6か月蔵までの赤ちゃんは、これから言語を獲得していく過程にあるわけですから、様々な音の区別ができる能力を持っています。しかし、その音を「ことば」として理解するためには、目の前でお母さんが話してくれるような環境が必要になるということです。
英語の聞き流しに効果がない理由その2
1歳に達すると、母語以外の音声は雑音になる
英語の音声は私たち日本人にとっては外国語の音声です。そしてこれは1歳の赤ちゃんにとっても同じということです。
さらに、1歳の赤ちゃんは、私たち大人と同じように、母語以外の音声を雑音として扱ってしまうのです。
考えてみれば、母語以外を雑音として扱う理由は明快です。
なぜならば、効率的に言葉を覚えていくためには、言葉とそれ以外をはっきりと区別できるほうがよいからです。
「あっ、この音は言葉だから理解しよう。」「これは、犬の鳴き声だから理解する必要はない。
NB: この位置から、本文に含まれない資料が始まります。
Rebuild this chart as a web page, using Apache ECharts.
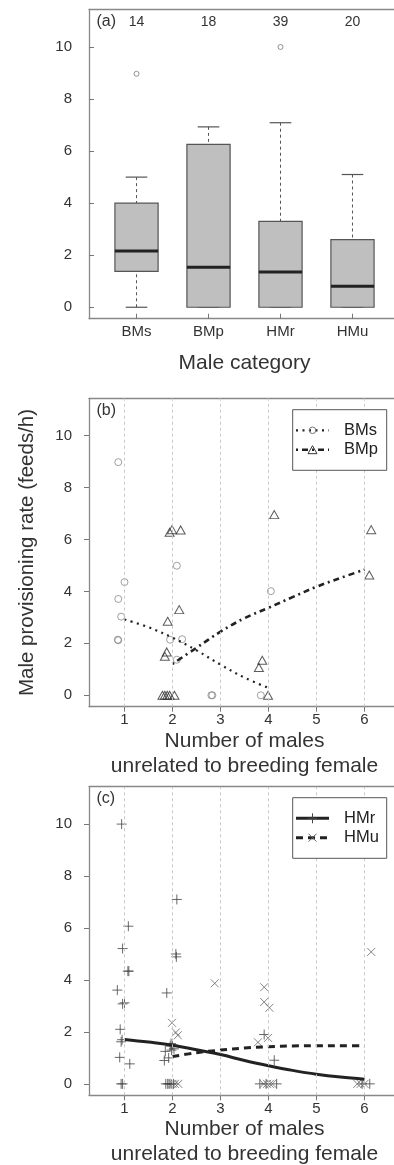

」このように、脳が無意識に判断しているから、効率的に母語を学習できるようになります。
この理論で考えれば、英語を含めた外国語は母語ではないから、犬の鳴き声と同じように扱われてしまうことになります。
英語の聞き流しに効果がない理由その3
1歳をとうに過ぎている大人の私たちの耳には、英語の音は犬の鳴き声と同じ雑音
私たちはすでに大人になっていて、子供よりも語学の習得において、後れをとっています。音声においてはなおさらで、1歳の時にすでに雑音として扱っている英語の音声を、聞き流すだけで英語の音声と認識していくことは、相当に困難です。
英語聞き流しについて私の経験
英語をたくさん聞けば英語が聞き取れる効果があるのではないか?
私は高校生の頃にこのような期待をもって、当時ラジオ放送でアメリカのミステリー番組を月曜日から金曜日まで毎日30分聞いていました。
当時の英語力は英検準一級くらいだったと思います。毎日ただ漠然とこのミステリー番組を2年ほど継続して聞きました。
毎回完結のエピソードだったのですが、誰が誰を殺害したのか、どういう理由でこじれてしまい犯行に及んだのか、結局2年間コーヒーをすすりながらラジオを聞いていましたが、わからずじまいでした。
まとめ
英語の音声が聞き流すだけで理解できるようになることはありません。
それは、言語学者であるパトリシア・クール女史が実証実験の研究により明らかにしました。そのため、英語を聞き流す効果はないと断言しても差し支えないでしょう。
追記:英語が聞き取れるようになった私の方法
聞き流しで失敗してしまった私ですが、今では当時のミステリー番組も聞き取れます。英語のテレビ番組や映画も聞き取れます。
その理由は、英語を聞き流したのではなくて、集中して聞くことをしたからです。
私が練習した方法は次のような方法です。
私には、効果抜群でした。
用意するもの
- 英語の音声とスクリプト(英語の文章)
英語が聞き取れた方法 手順1
英語のスクリプトを読む。
ハリーポッターシリーズであれば、1ページ分くらいの英文を読みます。
英語が聞き取れた方法 手順2
意味が分からないところは、ハリーポッター日本語版で確認します。
英語が聞き取れた方法 手順3
内容をしっかり理解できた段階で、同じ個所(1ページ分くらい)をすらすらと英文でよめるように、10回くらい繰り返し読みます。
英語が聞き取れた方法 手順4
10回程度読みこなすと、日本語に訳さずとも英語の文字を見ただけで意味が理解できるようになっていきます。
英語が聞き取れた方法 手順5
同じ個所の音声をCDまたは、アマゾンのaudibleで繰り返し聞きます。
すでに、英文が頭に入っていて、意味も分かっているので、いきなり音声を聞くよりもはるかにわかりやすく聞き取ることができます。
英語が聞き取れた方法 手順6
音声を聞き取れないところがどうしてもでてきますので、原文でチェックします。
英語の場合、音と音が重なったり、つながったりして、自分が想像している音声とは違う音声として聞こえてきます。その部分をしっかりと原文と照らし合わせてチェックします。
そうすると、たとえば、going to be は「ゴーイング ツー ビー」と聞こえると思っていたけれども、実際には「ゴナビー」と聞こえる、というように、英語音の聞こえ方がわかってきます。